Pressing "submit" like Perseus
I submit a paper on OpenReview today, and found myself reflecting on the act of pressing “submit” after weeks and weeks of editing. While the document is still in your hands it feels soft and alive, but as soon as it is submitted it freezes into its final immutable form. That moment of submission is almost violent in nature: you slash away any potential future edits that you may have had in your mind, and the system snatches away your document. It is also intimate, because by submitting a document you endorse it and make it a messenger or even a representation of yourself. Something is given up — think again of that word “submission.”
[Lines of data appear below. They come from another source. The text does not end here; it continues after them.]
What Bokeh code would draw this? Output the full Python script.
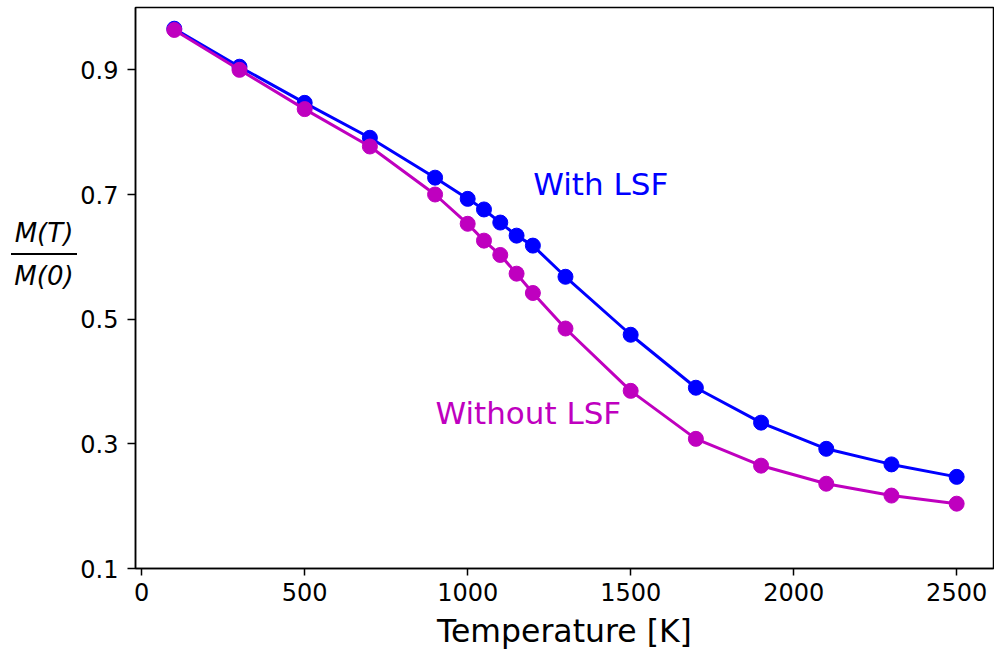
from bokeh.plotting import figure
from bokeh.models import Range1d, FixedTicker, Label, Div
from bokeh.layouts import row
from bokeh.embed import file_html
from bokeh.resources import INLINE

# Temperature grid [K]
temperature = [100, 300, 500, 700, 900, 1000, 1050, 1100, 1150, 1200,
               1300, 1500, 1700, 1900, 2100, 2300, 2500]

# Normalised magnetisation M(T)/M(0)
with_lsf = [0.966, 0.905, 0.847, 0.791, 0.727, 0.693, 0.676, 0.655, 0.634,
            0.618, 0.568, 0.475, 0.390, 0.334, 0.292, 0.267, 0.247]
without_lsf = [0.964, 0.900, 0.837, 0.777, 0.700, 0.653, 0.626, 0.603, 0.573,
               0.542, 0.485, 0.385, 0.308, 0.265, 0.236, 0.217, 0.204]

x_ticks = [0, 500, 1000, 1500, 2000, 2500]
y_ticks = [0.1, 0.3, 0.5, 0.7, 0.9]

BLUE = "#0000ff"
MAGENTA = "#bf00bf"
FONT = "DejaVu Sans"

LABEL_W = 77  # width of the strip holding the fraction-style y label

p = figure(width=994 - LABEL_W, height=651, output_backend="svg",
           toolbar_location=None,
           x_range=Range1d(-19, 2613), y_range=Range1d(0.1, 1.0),
           min_border_left=135 - LABEL_W, min_border_right=1, min_border_top=7,
           min_border_bottom=83, margin=0)

p.background_fill_color = "white"
p.border_fill_color = "white"
p.grid.visible = False
p.outline_line_color = "black"
p.outline_line_width = 1.5

for ax in (p.xaxis[0], p.yaxis[0]):
    ax.axis_line_width = 1.5
    ax.major_tick_line_width = 1.5
    ax.major_tick_in = 0
    ax.minor_tick_line_color = None
    ax.major_label_text_font = FONT
    ax.major_label_text_font_size = "24px"
    ax.major_label_text_color = "black"

p.xaxis.major_tick_out = 7
p.xaxis.major_label_standoff = 7
p.yaxis.major_tick_out = 8
p.yaxis.major_label_standoff = 9

p.xaxis.ticker = FixedTicker(ticks=x_ticks)
p.yaxis.ticker = FixedTicker(ticks=y_ticks)
p.xaxis.axis_label = "Temperature [K]"
p.xaxis.axis_label_text_font = FONT
p.xaxis.axis_label_text_font_size = "31.5px"
p.xaxis.axis_label_text_font_style = "normal"
p.xaxis.axis_label_text_color = "black"
p.xaxis.axis_label_standoff = 9

p.line(temperature, with_lsf, line_color=BLUE, line_width=3)
p.scatter(temperature, with_lsf, size=15, fill_color=BLUE, line_color=BLUE)
p.line(temperature, without_lsf, line_color=MAGENTA, line_width=3)
p.scatter(temperature, without_lsf, size=15, fill_color=MAGENTA, line_color=MAGENTA)

p.add_layout(Label(x=1201, y=0.717, text="With LSF", text_color=BLUE,
                   text_font=FONT, text_font_size="31px", text_baseline="middle"))
p.add_layout(Label(x=901, y=0.350, text="Without LSF", text_color=MAGENTA,
                   text_font=FONT, text_font_size="31px", text_baseline="middle"))

# y label written as a horizontal fraction M(T) / M(0)
ylabel = Div(
    width=LABEL_W, height=651, margin=0,
    text=(
        "<div style=\"margin-top:218px; margin-left:11px; width:66px; "
        "font-family:'DejaVu Sans'; font-style:italic; font-size:26px; "
        "line-height:30px; color:black; text-align:center;\">"
        "<div style=\"border-bottom:2px solid black; padding-bottom:5px;\">M(T)</div>"
        "<div style=\"margin-top:6px;\">M(0)</div>"
        "</div>"
    ),
)

layout = row(ylabel, p, spacing=0)

open("out.html", "w").write(file_html(layout, INLINE))
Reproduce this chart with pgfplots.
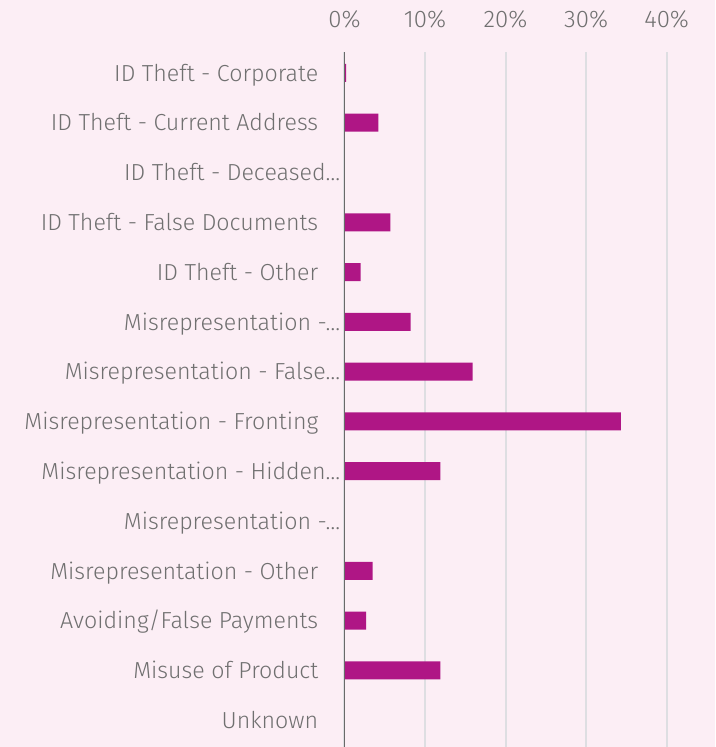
\documentclass[border=0pt]{standalone}
\usepackage{pgfplots}
\pgfplotsset{compat=1.18}
\usepackage{fontspec}
\setmainfont{Fira Sans}[UprightFont={* Light}]
\definecolor{bgpink}{RGB}{252,238,245}
\definecolor{barc}{RGB}{175,22,133}
\definecolor{labc}{RGB}{112,112,112}
\definecolor{gridc}{RGB}{222,222,226}
\definecolor{axc}{RGB}{105,105,105}
\begin{document}
\begin{tikzpicture}[x=0.75pt,y=0.75pt]
\fill[bgpink] (0pt,0pt) rectangle (536.25pt,560.25pt);
\useasboundingbox (0pt,0pt) rectangle (536.25pt,560.25pt);
\begin{axis}[
  at={(258.375pt,0pt)}, anchor=south west,
  scale only axis, width=277.875pt, height=521.25pt,
  xmin=0, xmax=46, ymin=-0.42, ymax=13.54, y dir=reverse,
  axis line style={draw=none},
  xtick={0,10,20,30,40}, xticklabels={0\%,10\%,20\%,30\%,40\%},
  xticklabel pos=top,
  xticklabel style={anchor=base, inner sep=0pt, yshift=18.75pt, text=labc, font=\fontsize{18}{21}\selectfont},
  major tick length=0pt,
  xmajorgrids, grid style={gridc, line width=1.5pt},
  ytick={0,...,13},
  yticklabels={
    ID Theft - Corporate\hspace*{16.5pt},
    ID Theft - Current Address\hspace*{16.5pt},
    ID Theft - Deceased…,
    ID Theft - False Documents\hspace*{16.5pt},
    ID Theft - Other\hspace*{16.5pt},
    Misrepresentation -…,
    Misrepresentation - False…,
    Misrepresentation - Fronting\hspace*{16.5pt},
    Misrepresentation - Hidden…,
    Misrepresentation -…,
    Misrepresentation - Other\hspace*{16.5pt},
    Avoiding/False Payments\hspace*{16.5pt},
    Misuse of Product\hspace*{16.5pt},
    Unknown\hspace*{16.5pt}},
  yticklabel style={anchor=base east, inner sep=0pt, xshift=-3pt, yshift=-6.2pt, text=labc},
  font=\fontsize{17.4}{20}\selectfont,
  /pgf/number format/assume math mode=true,
  clip=false,
]
\addplot[xbar, bar width=13.5pt, fill=barc, draw=none] coordinates {
  (0.2,0) (4.2,1) (0,2) (5.7,3) (2.0,4) (8.2,5) (15.9,6) (34.3,7)
  (11.9,8) (0,9) (3.5,10) (2.7,11) (11.9,12) (0,13)
};
\draw[axc, line width=1.2pt] (axis cs:0,-0.42) -- (axis cs:0,13.54);
\end{axis}
\end{tikzpicture}
\end{document}
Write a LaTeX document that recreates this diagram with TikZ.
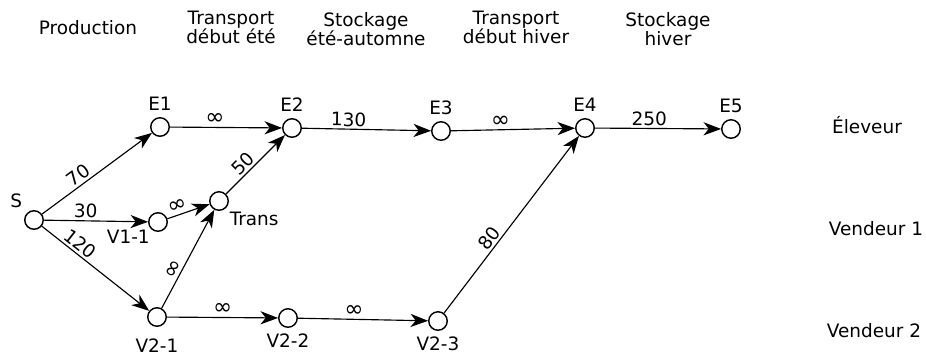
\documentclass[tikz,border=0pt]{standalone}
\usepackage{fontspec}
\setmainfont{DejaVu Sans}
\usetikzlibrary{arrows.meta}

\newcommand{\infsym}{{\fontsize{13}{13}\selectfont ∞}}

\begin{document}
\begin{tikzpicture}[x=0.02cm, y=-0.02cm,
  font=\fontsize{10.5}{10.8}\selectfont,
  vertex/.style={draw, circle, line width=0.8pt, minimum size=0.37cm, inner sep=0pt},
  flow/.style={-{Stealth[length=10pt, width=7.5pt, inset=3pt]}, line width=0.65pt},
  weight/.style={sloped, above, inner sep=1.2pt},
  head/.style={align=center}]

\useasboundingbox (0,0) rectangle (926,356);

% column titles
\node[head] (hprod) at (88,28) {Production};
\node[head] (htr1) at (231,27) {Transport\\début été};
\node[head] (hst1) at (366,29) {Stockage\\été-automne};
\node[head] (htr2) at (516,27) {Transport\\début hiver};
\node[head] (hst2) at (668,29) {Stockage\\hiver};

% row titles
\node (relev) at (867,125) {Éleveur};
\node (rv1) at (876,229) {Vendeur 1};
\node (rv2) at (874,331) {Vendeur 2};

% vertices
\node[vertex, label={[label distance=-1pt]above left:S}] (S) at (34,220) {};
\node[vertex, label=above:E1] (E1) at (160,127) {};
\node[vertex, label=above:E2] (E2) at (292,128) {};
\node[vertex, label=above:E3] (E3) at (441,131) {};
\node[vertex, label=above:E4] (E4) at (585,128) {};
\node[vertex, label=above:E5] (E5) at (731,129) {};
\node[vertex, label={[label distance=-4pt]below left:V1-1}] (V11) at (158,222) {};
\node[vertex, label={[label distance=-2pt]below right:Trans}] (T) at (219,201) {};
\node[vertex, label={[label distance=3pt]below:V2-1}] (V21) at (157,317) {};
\node[vertex, label=below:V2-2] (V22) at (288,318) {};
\node[vertex, label=below:V2-3] (V23) at (438,321) {};

% arcs
\draw[flow] (S) -- node[weight, pos=0.38] {70} (E1);
\draw[flow] (S) -- node[weight, pos=0.4] {30} (V11);
\draw[flow] (S) -- node[weight, pos=0.3] {120} (V21);
\draw[flow] (E1) -- node[weight, pos=0.4] {\infsym} (E2);
\draw[flow] (V11) -- node[weight, pos=0.3] {\infsym} (T);
\draw[flow] (V21) -- node[weight, pos=0.36, inner sep=0.5pt] {\infsym} (T);
\draw[flow] (T) -- node[weight, pos=0.4] {50} (E2);
\draw[flow] (V21) -- node[weight, pos=0.5] {\infsym} (V22);
\draw[flow] (E2) -- node[weight, pos=0.36] {130} (E3);
\draw[flow] (E3) -- node[weight, pos=0.4] {\infsym} (E4);
\draw[flow] (V22) -- node[weight, pos=0.43] {\infsym} (V23);
\draw[flow] (V23) -- node[weight, pos=0.39] {80} (E4);
\draw[flow] (E4) -- node[weight, pos=0.43] {250} (E5);
\end{tikzpicture}
\end{document}
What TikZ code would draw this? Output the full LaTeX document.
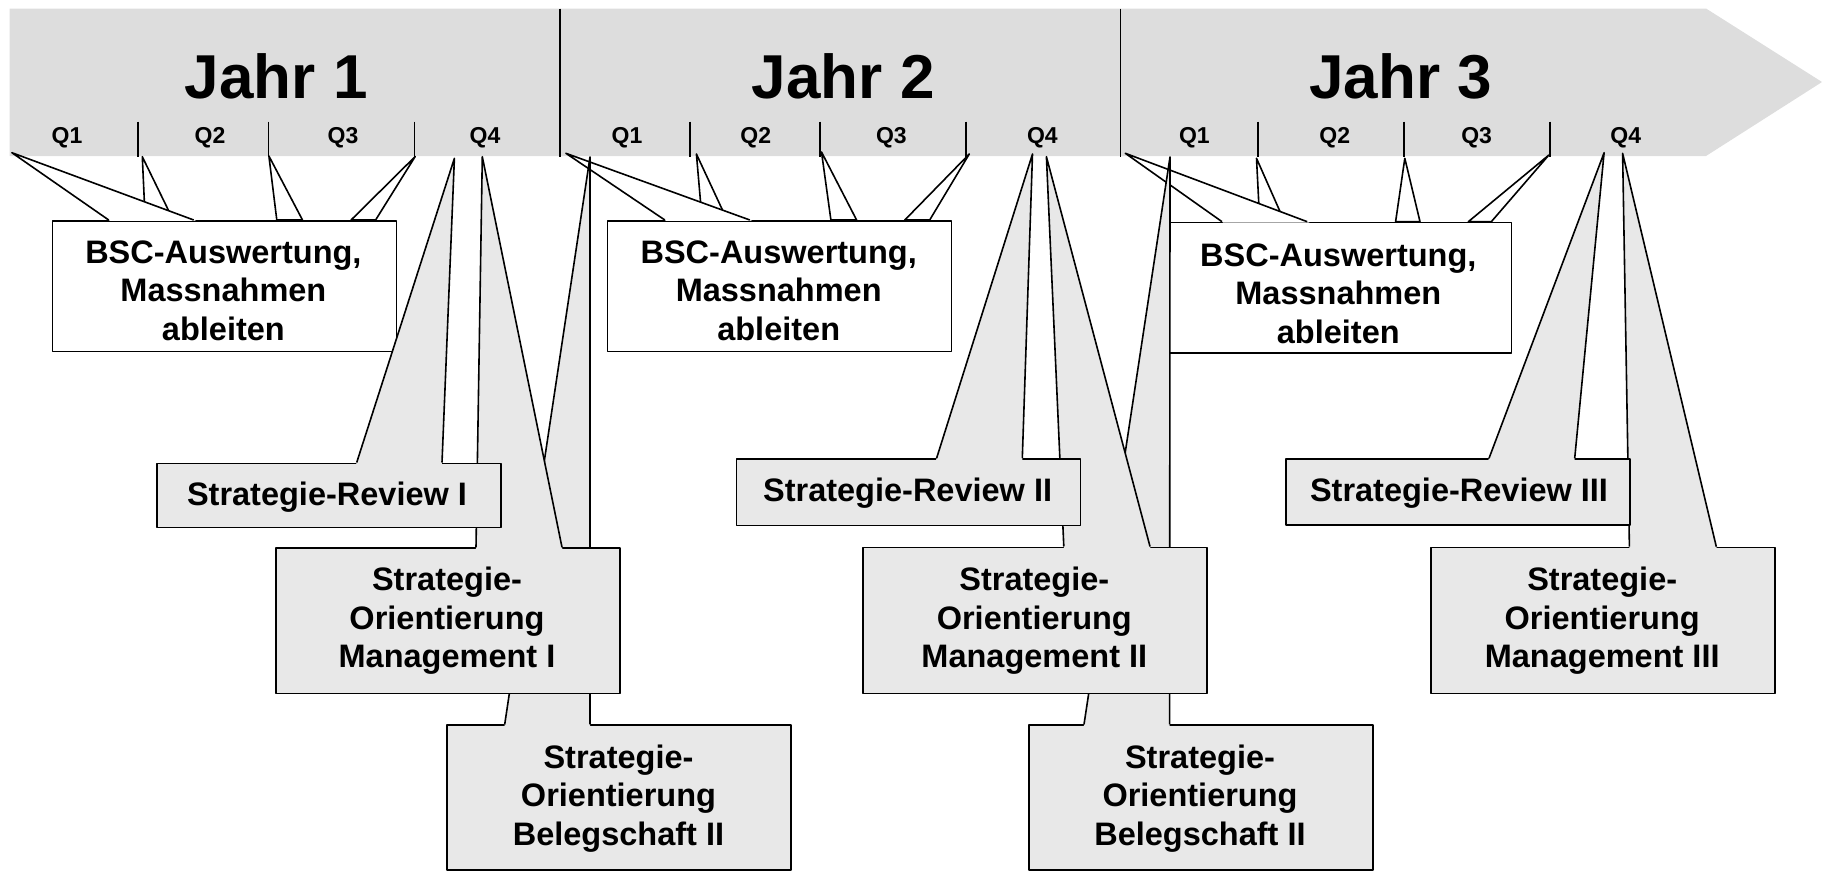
\documentclass[tikz,border=0pt]{standalone}
\usepackage{fontspec}
\setmainfont{Liberation Sans}
\usetikzlibrary{calc}
\definecolor{bandgray}{HTML}{DDDDDD}
\definecolor{boxgray}{HTML}{E8E8E8}
\newcommand{\zs}{\rule[-8pt]{0pt}{32pt}}
% grey callout: #1 name, #2 box x, #3 box y, #4 box height, #5 tip x, #6 tip y, #7 base left x, #8 base right x
\newcommand{\greycallout}[8]{%
  \coordinate (#1-tip) at (#5,#6);
  \coordinate (#1-bl) at (#7,#3);
  \coordinate (#1-br) at (#8,#3);
  \fill[boxgray] (#1-tip) -- (#1-bl) -- (#1-br) -- cycle;
  \node[gbox,minimum height=#4pt] (#1) at (#2,#3) {};
  \fill[boxgray] (#1-tip) -- ($(#1-tip)!1.012!(#1-bl)$) -- ($(#1-tip)!1.012!(#1-br)$) -- cycle;
  \draw (#1-bl) -- (#1-tip) -- (#1-br);
}
% hidden wedge under a white box: #1 name, #2 tip x, #3 tip y, #4 base y, #5 base left x, #6 base right x
\newcommand{\underwedge}[6]{%
  \coordinate (#1-tip) at (#2,#3);
  \coordinate (#1-bl) at (#5,#4);
  \coordinate (#1-br) at (#6,#4);
  \filldraw[fill=white] (#1-tip) -- (#1-bl) -- (#1-br) -- cycle;
}
% top wedge of a white box
\newcommand{\topwedge}[6]{%
  \coordinate (#1-tip) at (#2,#3);
  \coordinate (#1-bl) at (#5,#4);
  \coordinate (#1-br) at (#6,#4);
  \fill[white] (#1-tip) -- ($(#1-tip)!1.012!(#1-bl)$) -- ($(#1-tip)!1.012!(#1-br)$) -- cycle;
  \draw (#1-bl) -- (#1-tip) -- (#1-br);
}
\begin{document}
\begin{tikzpicture}[x=1pt,y=-1pt,line width=1.6pt,line join=round,
  wbox/.style={draw=black,fill=white,anchor=north west,inner sep=0pt,minimum width=344pt,minimum height=130.5pt},
  gbox/.style={draw=black,fill=boxgray,anchor=north west,inner sep=0pt,minimum width=344pt},
  txt/.style={font=\bfseries\fontsize{32.5}{38.5}\selectfont,align=center,inner sep=0pt},
  rtxt/.style={font=\bfseries\fontsize{32.5}{38.5}\selectfont,inner sep=0pt,anchor=base},
  qlbl/.style={font=\bfseries\fontsize{23}{23}\selectfont,inner sep=0pt,anchor=base},
  ylbl/.style={font=\bfseries\fontsize{62}{62}\selectfont,inner sep=0pt,anchor=base}]
\useasboundingbox (0,0) rectangle (1822,870);

% timeline arrow
\fill[bandgray] (9.5,8.5) -- (1706,8.5) -- (1822,82) -- (1706,156) -- (9.5,156) -- cycle;
\draw (560,8.5) -- (560,156.5);
\draw (1120.5,8.5) -- (1120.5,156.5);
\foreach \tx in {138,268.5,414.3,689.7,820.2,966,1257.9,1403.9,1549.8}
  \draw (\tx,121.7) -- (\tx,156.5);

\node[ylbl] (j1) at (276.3,98.3) {Jahr 1};
\node[ylbl] (j2) at (843.3,98.3) {Jahr 2};
\node[ylbl] (j3) at (1400.5,98.3) {Jahr 3};

\node[qlbl] (a1) at (67,143.3) {Q1};
\node[qlbl] (a2) at (210,143.3) {Q2};
\node[qlbl] (a3) at (343,143.3) {Q3};
\node[qlbl] (a4) at (485,143.3) {Q4};
\node[qlbl] (b1) at (627,143.3) {Q1};
\node[qlbl] (b2) at (755.7,143.3) {Q2};
\node[qlbl] (b3) at (891.4,143.3) {Q3};
\node[qlbl] (b4) at (1042.4,143.3) {Q4};
\node[qlbl] (c1) at (1194.4,143.3) {Q1};
\node[qlbl] (c2) at (1334.8,143.3) {Q2};
\node[qlbl] (c3) at (1476.6,143.3) {Q3};
\node[qlbl] (c4) at (1625.8,143.3) {Q4};

% BSC callouts (white)
\underwedge{s1w4}{415.2}{156.5}{220}{351.1}{375.6}
\underwedge{s1w3}{268.9}{156}{220}{276.8}{302.5}
\underwedge{s1w2}{142.3}{156.7}{220}{145.2}{173.2}
\node[wbox] (bsc1) at (51.5,220) {};
\topwedge{s1w1}{11.9}{152.7}{220}{108.7}{193.7}

\underwedge{s2w4}{969.3}{154}{220}{904.8}{929.7}
\underwedge{s2w3}{821.5}{152}{220}{830.9}{856.6}
\underwedge{s2w2}{696.4}{154}{220}{702.1}{727.1}
\node[wbox] (bsc2) at (606.7,220) {};
\topwedge{s2w1}{565.9}{153.3}{220}{664.8}{749.8}

\underwedge{s3w4}{1548.9}{155}{221.7}{1468.3}{1491.3}
\underwedge{s3w3}{1404.8}{158.3}{221.7}{1395.6}{1420}
\underwedge{s3w2}{1256.5}{158.3}{221.7}{1259.7}{1284.5}
\node[wbox] (bsc3) at (1166.8,221.7) {};
\topwedge{s3w1}{1125.3}{153.3}{221.7}{1222}{1307.2}

% grey callouts
\greycallout{bel1}{446}{724.4}{145}{590}{157}{504.7}{590}
\greycallout{man1}{275}{547.3}{145.4}{482.3}{156.7}{476}{562}
\greycallout{rev1}{156}{462.5}{64}{454.4}{158.3}{356.7}{442}

\greycallout{bel2}{1028}{724.4}{145}{1170}{157}{1084}{1169.6}
\greycallout{man2}{862}{546.5}{146.2}{1046.4}{156.7}{1063.8}{1150}
\greycallout{rev2}{735.7}{458.2}{66.5}{1032.5}{154}{936.6}{1022.3}

\greycallout{man3}{1429.9}{546.7}{146}{1622.6}{153.3}{1629.4}{1716.3}
\greycallout{rev3}{1285.4}{458.3}{66}{1604.1}{152.7}{1489}{1574.7}

% texts
\node[txt] (bsc1-t) at (223.4,293.7) {\zs BSC-Auswertung,\\\zs Massnahmen\\\zs ableiten};
\node[txt] (bsc2-t) at (778.7,293.7) {\zs BSC-Auswertung,\\\zs Massnahmen\\\zs ableiten};
\node[txt] (bsc3-t) at (1338.3,296.5) {\zs BSC-Auswertung,\\\zs Massnahmen\\\zs ableiten};

\node[rtxt] (rev1-t) at (327,505.5) {Strategie-Review I};
\node[rtxt] (rev2-t) at (907.6,501.8) {Strategie-Review II};
\node[rtxt] (rev3-t) at (1459,501.7) {Strategie-Review III};

\node[txt] (man1-t) at (447,621) {\zs Strategie-\\\zs Orientierung\\\zs Management I};
\node[txt] (man2-t) at (1034.3,621) {\zs Strategie-\\\zs Orientierung\\\zs Management II};
\node[txt] (man3-t) at (1602.2,621) {\zs Strategie-\\\zs Orientierung\\\zs Management III};

\node[txt] (bel1-t) at (618.5,798.7) {\zs Strategie-\\\zs Orientierung\\\zs Belegschaft II};
\node[txt] (bel2-t) at (1200,798.7) {\zs Strategie-\\\zs Orientierung\\\zs Belegschaft II};
\end{tikzpicture}
\end{document}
In all these ways, submitting papers makes me think of Caravaggio’s Medusa (1597), a painting of the moment when Perseus executes the Gorgon. Nearly everyone is struck by the horror and violence here — the teeth, the eyes, and the blood that seems to almost propel the head away like a rocket. Notice in particular the snakes on the bottom beginning to turn to stone, the way I imagine documents ossify when submitted. Do you feel the connection to submission, too? If so, you may not be surprised to learn that Caravaggio painted a self-portrait in the place of Medusa’s face, a reminder (I might say) of the self that is ensconced in any work of art or piece of writing that we release into the world, that we give up and make other.
All of this is to say that it is okay, and natural, to be afraid when submitting anything — papers, applications, or even emails. But be like Perseus. Don’t hesitate, don’t stall. Better the work turn to stone, than you.